Using a site like Facebook to instantly update with photos of real-time suffering implores people to help more so than a regular news report, since it instantly connects strangers, she said.
“When you feel that connection more, you're going to be more likely to help,” she said.
Almost to prove that point, the Free Flea Market itself reached beyond New York City. When Bernowitz learned about the tornado that hit Moore, OK on May 20, 2013, she immediately thought of an Oklahoman who had sent trucks filled with relief supplies to Rockaway. She and market volunteers loaded an RV with first aid supplies, water, shelf-stable food, batteries, baby wipes, toys, and blankets bound for Moore, and posted photographs of the packing process. The drivers posted and tweeted along the journey west, and posted photographs of their cargo after unloading it; Bernowitz, on a computer in Rockaway, tagged its donors.
“We noticed that donors liked seeing their things go from here to there,” she said.
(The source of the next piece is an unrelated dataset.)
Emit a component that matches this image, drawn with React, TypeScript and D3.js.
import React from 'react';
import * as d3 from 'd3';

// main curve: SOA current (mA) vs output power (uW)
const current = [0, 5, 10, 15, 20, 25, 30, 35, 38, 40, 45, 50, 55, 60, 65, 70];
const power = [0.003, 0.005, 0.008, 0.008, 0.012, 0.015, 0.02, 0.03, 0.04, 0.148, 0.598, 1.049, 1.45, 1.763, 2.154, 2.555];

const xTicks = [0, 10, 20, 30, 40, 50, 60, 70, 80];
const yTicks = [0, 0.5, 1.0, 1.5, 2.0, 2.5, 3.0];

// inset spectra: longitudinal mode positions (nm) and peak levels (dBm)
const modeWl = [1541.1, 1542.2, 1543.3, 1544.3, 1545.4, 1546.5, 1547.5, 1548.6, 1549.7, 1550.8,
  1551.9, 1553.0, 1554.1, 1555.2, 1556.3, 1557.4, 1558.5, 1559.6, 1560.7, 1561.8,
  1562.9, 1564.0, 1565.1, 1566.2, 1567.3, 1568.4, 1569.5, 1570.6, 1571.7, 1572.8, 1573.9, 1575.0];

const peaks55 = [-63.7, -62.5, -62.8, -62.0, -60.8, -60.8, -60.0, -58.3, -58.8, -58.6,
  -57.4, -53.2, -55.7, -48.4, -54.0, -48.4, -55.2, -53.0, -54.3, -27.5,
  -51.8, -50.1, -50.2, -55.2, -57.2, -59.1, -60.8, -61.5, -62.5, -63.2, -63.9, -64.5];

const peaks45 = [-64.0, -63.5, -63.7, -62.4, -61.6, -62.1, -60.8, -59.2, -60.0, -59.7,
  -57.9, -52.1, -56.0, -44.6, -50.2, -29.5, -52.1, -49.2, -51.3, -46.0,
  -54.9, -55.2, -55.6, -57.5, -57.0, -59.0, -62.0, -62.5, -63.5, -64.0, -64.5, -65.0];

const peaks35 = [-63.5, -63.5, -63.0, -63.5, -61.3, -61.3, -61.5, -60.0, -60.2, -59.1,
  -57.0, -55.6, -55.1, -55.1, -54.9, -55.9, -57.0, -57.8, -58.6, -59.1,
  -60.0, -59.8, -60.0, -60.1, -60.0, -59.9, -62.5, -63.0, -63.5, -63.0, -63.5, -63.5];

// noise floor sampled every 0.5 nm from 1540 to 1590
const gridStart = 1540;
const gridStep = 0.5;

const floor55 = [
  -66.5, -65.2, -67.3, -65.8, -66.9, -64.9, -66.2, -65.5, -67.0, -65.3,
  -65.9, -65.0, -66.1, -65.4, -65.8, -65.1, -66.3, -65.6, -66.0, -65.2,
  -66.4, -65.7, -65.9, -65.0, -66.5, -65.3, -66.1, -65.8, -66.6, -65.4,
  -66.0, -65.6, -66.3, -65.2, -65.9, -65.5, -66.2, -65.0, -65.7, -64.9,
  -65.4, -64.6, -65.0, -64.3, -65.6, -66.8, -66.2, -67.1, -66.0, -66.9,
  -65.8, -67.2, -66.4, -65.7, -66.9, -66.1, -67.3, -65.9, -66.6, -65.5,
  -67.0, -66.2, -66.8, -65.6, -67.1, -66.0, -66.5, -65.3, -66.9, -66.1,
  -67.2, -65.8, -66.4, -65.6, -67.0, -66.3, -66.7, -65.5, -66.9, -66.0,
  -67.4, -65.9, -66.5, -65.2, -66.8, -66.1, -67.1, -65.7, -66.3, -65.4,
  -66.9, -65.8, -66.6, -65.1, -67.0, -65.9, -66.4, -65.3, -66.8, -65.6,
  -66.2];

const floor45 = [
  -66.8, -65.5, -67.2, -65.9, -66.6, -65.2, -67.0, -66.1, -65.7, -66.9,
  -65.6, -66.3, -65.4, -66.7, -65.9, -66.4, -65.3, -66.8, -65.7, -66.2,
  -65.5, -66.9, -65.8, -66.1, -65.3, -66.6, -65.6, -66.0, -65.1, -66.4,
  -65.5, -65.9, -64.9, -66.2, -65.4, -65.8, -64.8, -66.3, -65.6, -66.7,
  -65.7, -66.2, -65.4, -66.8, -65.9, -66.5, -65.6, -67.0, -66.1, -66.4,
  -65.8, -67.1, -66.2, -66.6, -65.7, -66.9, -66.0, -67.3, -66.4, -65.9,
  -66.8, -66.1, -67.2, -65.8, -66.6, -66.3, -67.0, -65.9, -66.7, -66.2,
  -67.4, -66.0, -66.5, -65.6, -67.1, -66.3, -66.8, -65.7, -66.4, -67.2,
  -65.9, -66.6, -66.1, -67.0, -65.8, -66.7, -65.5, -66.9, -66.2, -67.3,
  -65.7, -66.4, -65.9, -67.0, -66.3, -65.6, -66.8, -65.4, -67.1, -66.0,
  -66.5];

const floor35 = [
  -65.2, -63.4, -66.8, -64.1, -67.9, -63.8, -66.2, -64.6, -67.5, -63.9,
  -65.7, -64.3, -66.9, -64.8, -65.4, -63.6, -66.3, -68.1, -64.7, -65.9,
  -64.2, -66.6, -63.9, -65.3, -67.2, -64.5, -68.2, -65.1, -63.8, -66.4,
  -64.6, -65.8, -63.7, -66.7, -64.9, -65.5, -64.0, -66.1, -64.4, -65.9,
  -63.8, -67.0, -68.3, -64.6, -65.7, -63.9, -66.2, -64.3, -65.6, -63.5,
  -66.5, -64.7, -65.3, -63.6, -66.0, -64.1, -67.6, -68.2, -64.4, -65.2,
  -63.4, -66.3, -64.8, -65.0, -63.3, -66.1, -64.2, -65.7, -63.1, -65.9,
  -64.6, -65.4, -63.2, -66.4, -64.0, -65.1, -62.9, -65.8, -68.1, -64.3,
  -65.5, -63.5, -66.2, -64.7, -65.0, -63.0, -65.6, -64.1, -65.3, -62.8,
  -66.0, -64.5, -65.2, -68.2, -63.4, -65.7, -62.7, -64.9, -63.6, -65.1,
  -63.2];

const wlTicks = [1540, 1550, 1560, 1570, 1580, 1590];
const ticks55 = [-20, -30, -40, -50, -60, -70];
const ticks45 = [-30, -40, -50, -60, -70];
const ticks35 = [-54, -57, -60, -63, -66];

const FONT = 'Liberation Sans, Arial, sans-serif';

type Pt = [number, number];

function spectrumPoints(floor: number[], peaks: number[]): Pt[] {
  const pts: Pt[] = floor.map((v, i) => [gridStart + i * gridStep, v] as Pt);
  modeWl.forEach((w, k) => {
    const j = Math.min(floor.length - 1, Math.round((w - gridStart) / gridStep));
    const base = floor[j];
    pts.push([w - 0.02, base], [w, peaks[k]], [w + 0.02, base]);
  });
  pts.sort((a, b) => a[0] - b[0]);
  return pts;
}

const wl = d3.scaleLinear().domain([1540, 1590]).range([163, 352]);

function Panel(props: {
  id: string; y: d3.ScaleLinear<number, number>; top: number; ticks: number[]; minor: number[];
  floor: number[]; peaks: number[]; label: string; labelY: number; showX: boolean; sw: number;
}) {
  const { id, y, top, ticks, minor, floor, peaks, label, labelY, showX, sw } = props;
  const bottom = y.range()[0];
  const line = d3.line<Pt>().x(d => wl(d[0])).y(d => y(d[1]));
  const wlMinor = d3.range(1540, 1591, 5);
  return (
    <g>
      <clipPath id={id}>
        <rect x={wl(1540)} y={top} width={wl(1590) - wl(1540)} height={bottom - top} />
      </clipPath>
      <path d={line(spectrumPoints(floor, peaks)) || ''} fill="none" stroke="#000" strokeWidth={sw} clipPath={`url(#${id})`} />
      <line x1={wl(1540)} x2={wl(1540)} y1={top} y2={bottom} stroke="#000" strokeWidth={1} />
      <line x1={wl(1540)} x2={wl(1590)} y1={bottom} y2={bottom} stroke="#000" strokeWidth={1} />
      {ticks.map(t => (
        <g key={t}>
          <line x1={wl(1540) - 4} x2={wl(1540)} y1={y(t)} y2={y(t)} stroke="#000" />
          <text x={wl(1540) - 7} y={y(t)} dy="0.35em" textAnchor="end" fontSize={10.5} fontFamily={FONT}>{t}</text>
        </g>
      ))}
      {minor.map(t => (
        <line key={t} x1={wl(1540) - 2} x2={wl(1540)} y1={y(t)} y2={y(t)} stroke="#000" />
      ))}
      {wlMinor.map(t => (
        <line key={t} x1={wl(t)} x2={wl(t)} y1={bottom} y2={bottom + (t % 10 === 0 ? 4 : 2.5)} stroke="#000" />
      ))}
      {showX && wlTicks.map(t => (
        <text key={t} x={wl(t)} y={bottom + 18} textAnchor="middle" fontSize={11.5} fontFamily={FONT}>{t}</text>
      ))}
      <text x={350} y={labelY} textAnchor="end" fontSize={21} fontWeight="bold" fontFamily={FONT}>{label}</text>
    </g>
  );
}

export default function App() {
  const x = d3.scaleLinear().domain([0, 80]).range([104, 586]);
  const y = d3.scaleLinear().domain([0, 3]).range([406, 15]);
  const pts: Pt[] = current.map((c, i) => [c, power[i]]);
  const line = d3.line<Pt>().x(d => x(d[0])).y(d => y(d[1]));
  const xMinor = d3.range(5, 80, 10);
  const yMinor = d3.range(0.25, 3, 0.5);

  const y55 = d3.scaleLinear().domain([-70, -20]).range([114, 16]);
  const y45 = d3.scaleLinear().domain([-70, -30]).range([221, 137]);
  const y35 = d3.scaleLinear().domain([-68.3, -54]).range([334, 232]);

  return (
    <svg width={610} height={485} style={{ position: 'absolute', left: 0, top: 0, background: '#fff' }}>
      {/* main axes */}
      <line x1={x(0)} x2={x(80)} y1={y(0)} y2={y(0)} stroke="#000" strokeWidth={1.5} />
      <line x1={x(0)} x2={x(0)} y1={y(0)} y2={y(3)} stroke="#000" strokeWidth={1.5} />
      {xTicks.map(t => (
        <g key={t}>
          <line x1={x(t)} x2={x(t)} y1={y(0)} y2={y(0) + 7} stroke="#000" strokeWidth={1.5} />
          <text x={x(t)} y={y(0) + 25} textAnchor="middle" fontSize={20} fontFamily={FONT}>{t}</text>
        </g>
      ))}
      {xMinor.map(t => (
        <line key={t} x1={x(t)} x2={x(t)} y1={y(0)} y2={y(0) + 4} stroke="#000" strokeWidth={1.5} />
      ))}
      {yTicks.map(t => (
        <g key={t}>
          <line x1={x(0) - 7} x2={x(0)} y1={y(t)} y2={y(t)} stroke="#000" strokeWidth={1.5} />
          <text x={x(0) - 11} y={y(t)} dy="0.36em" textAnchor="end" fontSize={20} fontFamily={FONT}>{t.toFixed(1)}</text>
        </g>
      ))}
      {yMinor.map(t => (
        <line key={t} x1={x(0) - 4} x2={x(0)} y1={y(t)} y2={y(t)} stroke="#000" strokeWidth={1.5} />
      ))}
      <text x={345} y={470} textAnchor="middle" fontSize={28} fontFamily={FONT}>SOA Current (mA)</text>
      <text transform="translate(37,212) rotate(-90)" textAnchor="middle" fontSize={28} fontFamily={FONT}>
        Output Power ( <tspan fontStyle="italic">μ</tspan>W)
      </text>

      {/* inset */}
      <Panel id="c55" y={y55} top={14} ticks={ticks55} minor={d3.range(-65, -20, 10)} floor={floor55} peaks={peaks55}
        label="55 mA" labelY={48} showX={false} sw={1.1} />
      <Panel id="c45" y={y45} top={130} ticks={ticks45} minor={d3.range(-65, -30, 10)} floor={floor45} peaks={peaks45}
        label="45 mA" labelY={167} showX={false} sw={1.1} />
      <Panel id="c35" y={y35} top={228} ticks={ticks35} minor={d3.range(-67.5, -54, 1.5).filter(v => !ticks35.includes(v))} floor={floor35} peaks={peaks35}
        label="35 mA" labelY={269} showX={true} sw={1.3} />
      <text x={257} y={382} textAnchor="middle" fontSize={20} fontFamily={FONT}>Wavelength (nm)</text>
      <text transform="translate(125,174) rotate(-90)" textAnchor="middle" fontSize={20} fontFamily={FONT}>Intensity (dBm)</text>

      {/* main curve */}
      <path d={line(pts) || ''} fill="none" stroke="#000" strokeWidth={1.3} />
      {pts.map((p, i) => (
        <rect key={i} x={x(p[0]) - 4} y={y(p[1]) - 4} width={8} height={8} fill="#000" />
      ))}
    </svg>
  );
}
Sitting in her office with a map of Rockaway on the wall, Bernowitz admitted that she “[couldn’t] care less about the person next door to me” before Sandy. She now thinks that as long as people feel connected to one another—something that social media helps bring about—they will answer calls for help.
“That’s humanity,” she said.
With We Care New York, the seasoned volunteer is currently partnering with the Secret Sandy Claus Project, a nonprofit that emerged in December 2012 to provide toys to children in Sandy-affected areas.
And during the Free Flea Market page’s continued life, Bernowitz organized summer activities, field trips for kids and holiday events, utilizing her large social network to keep her good work going.
“These are issues that came to light more so because of Sandy,” she said. “I don’t think we’re ready to quit yet.”